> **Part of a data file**
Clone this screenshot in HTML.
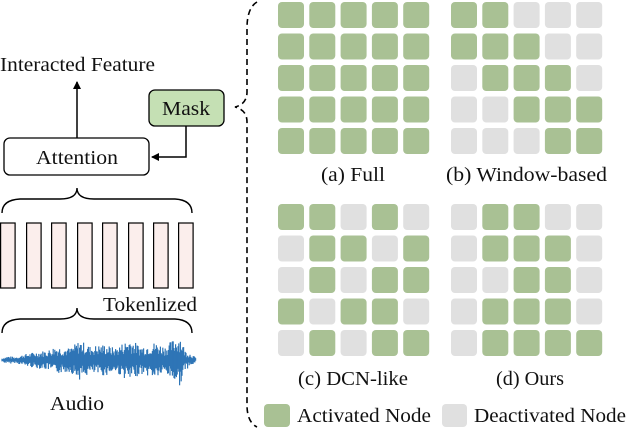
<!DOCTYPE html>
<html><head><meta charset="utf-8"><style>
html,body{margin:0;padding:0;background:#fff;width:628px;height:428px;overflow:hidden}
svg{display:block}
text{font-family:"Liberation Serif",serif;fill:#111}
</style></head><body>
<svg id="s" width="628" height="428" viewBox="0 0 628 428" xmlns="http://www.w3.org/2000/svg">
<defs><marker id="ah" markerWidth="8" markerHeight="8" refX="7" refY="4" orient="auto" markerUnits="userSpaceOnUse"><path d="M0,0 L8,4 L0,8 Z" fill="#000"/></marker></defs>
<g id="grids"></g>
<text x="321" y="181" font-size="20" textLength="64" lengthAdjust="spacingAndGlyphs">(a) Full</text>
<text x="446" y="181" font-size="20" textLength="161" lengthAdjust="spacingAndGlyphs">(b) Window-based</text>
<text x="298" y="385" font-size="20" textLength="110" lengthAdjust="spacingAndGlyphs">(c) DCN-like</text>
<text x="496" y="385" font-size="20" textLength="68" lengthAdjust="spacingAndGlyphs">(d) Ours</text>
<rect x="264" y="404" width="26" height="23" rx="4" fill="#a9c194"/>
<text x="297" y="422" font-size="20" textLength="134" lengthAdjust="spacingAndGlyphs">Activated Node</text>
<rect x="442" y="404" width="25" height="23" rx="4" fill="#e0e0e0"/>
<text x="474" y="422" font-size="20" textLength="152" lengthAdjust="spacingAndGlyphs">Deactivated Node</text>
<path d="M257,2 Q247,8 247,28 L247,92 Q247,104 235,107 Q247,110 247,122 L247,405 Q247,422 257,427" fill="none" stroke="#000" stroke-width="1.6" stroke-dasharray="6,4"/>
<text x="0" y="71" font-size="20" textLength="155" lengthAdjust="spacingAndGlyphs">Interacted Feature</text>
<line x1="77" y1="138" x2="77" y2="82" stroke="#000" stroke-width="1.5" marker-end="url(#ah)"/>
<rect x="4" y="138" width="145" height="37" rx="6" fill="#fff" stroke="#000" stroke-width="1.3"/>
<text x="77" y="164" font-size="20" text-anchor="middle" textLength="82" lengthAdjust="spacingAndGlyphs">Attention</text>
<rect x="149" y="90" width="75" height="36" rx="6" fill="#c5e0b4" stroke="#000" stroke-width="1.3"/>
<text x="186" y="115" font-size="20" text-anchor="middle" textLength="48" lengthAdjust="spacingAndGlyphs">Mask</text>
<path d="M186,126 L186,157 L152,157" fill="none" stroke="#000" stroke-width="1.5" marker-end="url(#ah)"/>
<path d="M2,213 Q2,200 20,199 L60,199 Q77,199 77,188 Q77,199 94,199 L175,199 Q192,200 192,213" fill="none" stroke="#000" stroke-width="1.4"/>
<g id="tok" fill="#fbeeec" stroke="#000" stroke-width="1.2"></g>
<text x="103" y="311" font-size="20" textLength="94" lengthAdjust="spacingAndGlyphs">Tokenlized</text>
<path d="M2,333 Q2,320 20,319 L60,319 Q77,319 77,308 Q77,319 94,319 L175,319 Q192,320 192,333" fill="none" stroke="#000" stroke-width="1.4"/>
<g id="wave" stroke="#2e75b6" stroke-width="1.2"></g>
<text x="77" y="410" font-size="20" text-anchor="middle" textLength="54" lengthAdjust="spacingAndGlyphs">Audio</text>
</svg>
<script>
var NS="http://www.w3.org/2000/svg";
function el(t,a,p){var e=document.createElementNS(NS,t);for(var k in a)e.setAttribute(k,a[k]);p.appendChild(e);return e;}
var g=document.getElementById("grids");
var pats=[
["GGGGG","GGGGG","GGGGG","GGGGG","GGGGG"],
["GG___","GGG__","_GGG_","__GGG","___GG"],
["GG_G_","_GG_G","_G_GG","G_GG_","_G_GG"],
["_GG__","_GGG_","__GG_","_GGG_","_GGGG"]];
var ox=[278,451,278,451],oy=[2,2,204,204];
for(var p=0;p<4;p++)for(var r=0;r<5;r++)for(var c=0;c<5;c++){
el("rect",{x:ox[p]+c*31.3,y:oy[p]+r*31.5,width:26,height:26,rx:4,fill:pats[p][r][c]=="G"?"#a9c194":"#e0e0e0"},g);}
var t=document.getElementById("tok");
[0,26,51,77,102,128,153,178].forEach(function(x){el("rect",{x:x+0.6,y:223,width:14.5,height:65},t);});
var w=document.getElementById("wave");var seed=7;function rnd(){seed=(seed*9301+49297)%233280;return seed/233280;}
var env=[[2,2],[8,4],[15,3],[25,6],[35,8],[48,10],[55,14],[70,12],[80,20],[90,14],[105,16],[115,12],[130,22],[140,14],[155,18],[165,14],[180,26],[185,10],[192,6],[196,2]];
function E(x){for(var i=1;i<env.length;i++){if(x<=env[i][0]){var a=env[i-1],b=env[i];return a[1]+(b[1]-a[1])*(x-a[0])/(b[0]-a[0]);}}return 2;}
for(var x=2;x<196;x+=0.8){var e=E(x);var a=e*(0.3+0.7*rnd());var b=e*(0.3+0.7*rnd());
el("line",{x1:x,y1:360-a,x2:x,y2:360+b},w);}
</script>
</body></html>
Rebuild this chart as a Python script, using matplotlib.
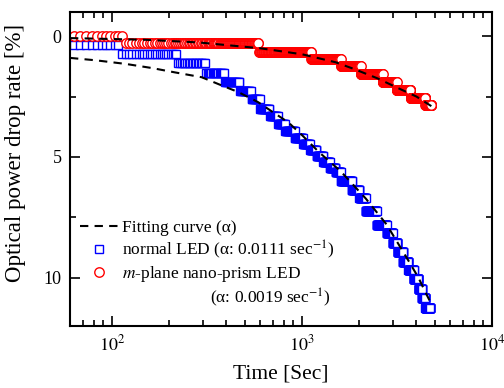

> **WHAT YOU HAVE TO DO**
Transcribe the full listing above exactly as it stands, minus the pictures.

> **ANSWER TO THIS PROBLEM**
Clone this screenshot in HTML.
<!DOCTYPE html>
<html><head><meta charset="utf-8"><style>
html,body{margin:0;padding:0;background:#fff;width:628px;height:428px;overflow:hidden}
svg{display:block}
text{font-family:"Liberation Serif",serif;fill:#111}
</style></head><body>
<svg id="s" width="628" height="428" viewBox="0 0 628 428" xmlns="http://www.w3.org/2000/svg">
<defs><marker id="ah" markerWidth="8" markerHeight="8" refX="7" refY="4" orient="auto" markerUnits="userSpaceOnUse"><path d="M0,0 L8,4 L0,8 Z" fill="#000"/></marker></defs>
<g id="grids"></g>
<text x="321" y="181" font-size="20" textLength="64" lengthAdjust="spacingAndGlyphs">(a) Full</text>
<text x="446" y="181" font-size="20" textLength="161" lengthAdjust="spacingAndGlyphs">(b) Window-based</text>
<text x="298" y="385" font-size="20" textLength="110" lengthAdjust="spacingAndGlyphs">(c) DCN-like</text>
<text x="496" y="385" font-size="20" textLength="68" lengthAdjust="spacingAndGlyphs">(d) Ours</text>
<rect x="264" y="404" width="26" height="23" rx="4" fill="#a9c194"/>
<text x="297" y="422" font-size="20" textLength="134" lengthAdjust="spacingAndGlyphs">Activated Node</text>
<rect x="442" y="404" width="25" height="23" rx="4" fill="#e0e0e0"/>
<text x="474" y="422" font-size="20" textLength="152" lengthAdjust="spacingAndGlyphs">Deactivated Node</text>
<path d="M257,2 Q247,8 247,28 L247,92 Q247,104 235,107 Q247,110 247,122 L247,405 Q247,422 257,427" fill="none" stroke="#000" stroke-width="1.6" stroke-dasharray="6,4"/>
<text x="0" y="71" font-size="20" textLength="155" lengthAdjust="spacingAndGlyphs">Interacted Feature</text>
<line x1="77" y1="138" x2="77" y2="82" stroke="#000" stroke-width="1.5" marker-end="url(#ah)"/>
<rect x="4" y="138" width="145" height="37" rx="6" fill="#fff" stroke="#000" stroke-width="1.3"/>
<text x="77" y="164" font-size="20" text-anchor="middle" textLength="82" lengthAdjust="spacingAndGlyphs">Attention</text>
<rect x="149" y="90" width="75" height="36" rx="6" fill="#c5e0b4" stroke="#000" stroke-width="1.3"/>
<text x="186" y="115" font-size="20" text-anchor="middle" textLength="48" lengthAdjust="spacingAndGlyphs">Mask</text>
<path d="M186,126 L186,157 L152,157" fill="none" stroke="#000" stroke-width="1.5" marker-end="url(#ah)"/>
<path d="M2,213 Q2,200 20,199 L60,199 Q77,199 77,188 Q77,199 94,199 L175,199 Q192,200 192,213" fill="none" stroke="#000" stroke-width="1.4"/>
<g id="tok" fill="#fbeeec" stroke="#000" stroke-width="1.2"></g>
<text x="103" y="311" font-size="20" textLength="94" lengthAdjust="spacingAndGlyphs">Tokenlized</text>
<path d="M2,333 Q2,320 20,319 L60,319 Q77,319 77,308 Q77,319 94,319 L175,319 Q192,320 192,333" fill="none" stroke="#000" stroke-width="1.4"/>
<g id="wave" stroke="#2e75b6" stroke-width="1.2"></g>
<text x="77" y="410" font-size="20" text-anchor="middle" textLength="54" lengthAdjust="spacingAndGlyphs">Audio</text>
</svg>
<script>
var NS="http://www.w3.org/2000/svg";
function el(t,a,p){var e=document.createElementNS(NS,t);for(var k in a)e.setAttribute(k,a[k]);p.appendChild(e);return e;}
var g=document.getElementById("grids");
var pats=[
["GGGGG","GGGGG","GGGGG","GGGGG","GGGGG"],
["GG___","GGG__","_GGG_","__GGG","___GG"],
["GG_G_","_GG_G","_G_GG","G_GG_","_G_GG"],
["_GG__","_GGG_","__GG_","_GGG_","_GGGG"]];
var ox=[278,451,278,451],oy=[2,2,204,204];
for(var p=0;p<4;p++)for(var r=0;r<5;r++)for(var c=0;c<5;c++){
el("rect",{x:ox[p]+c*31.3,y:oy[p]+r*31.5,width:26,height:26,rx:4,fill:pats[p][r][c]=="G"?"#a9c194":"#e0e0e0"},g);}
var t=document.getElementById("tok");
[0,26,51,77,102,128,153,178].forEach(function(x){el("rect",{x:x+0.6,y:223,width:14.5,height:65},t);});
var w=document.getElementById("wave");var seed=7;function rnd(){seed=(seed*9301+49297)%233280;return seed/233280;}
var env=[[2,2],[8,4],[15,3],[25,6],[35,8],[48,10],[55,14],[70,12],[80,20],[90,14],[105,16],[115,12],[130,22],[140,14],[155,18],[165,14],[180,26],[185,10],[192,6],[196,2]];
function E(x){for(var i=1;i<env.length;i++){if(x<=env[i][0]){var a=env[i-1],b=env[i];return a[1]+(b[1]-a[1])*(x-a[0])/(b[0]-a[0]);}}return 2;}
for(var x=2;x<196;x+=0.8){var e=E(x);var a=e*(0.3+0.7*rnd());var b=e*(0.3+0.7*rnd());
el("line",{x1:x,y1:360-a,x2:x,y2:360+b},w);}
</script>
</body></html>
Rebuild this chart as a Python script, using matplotlib.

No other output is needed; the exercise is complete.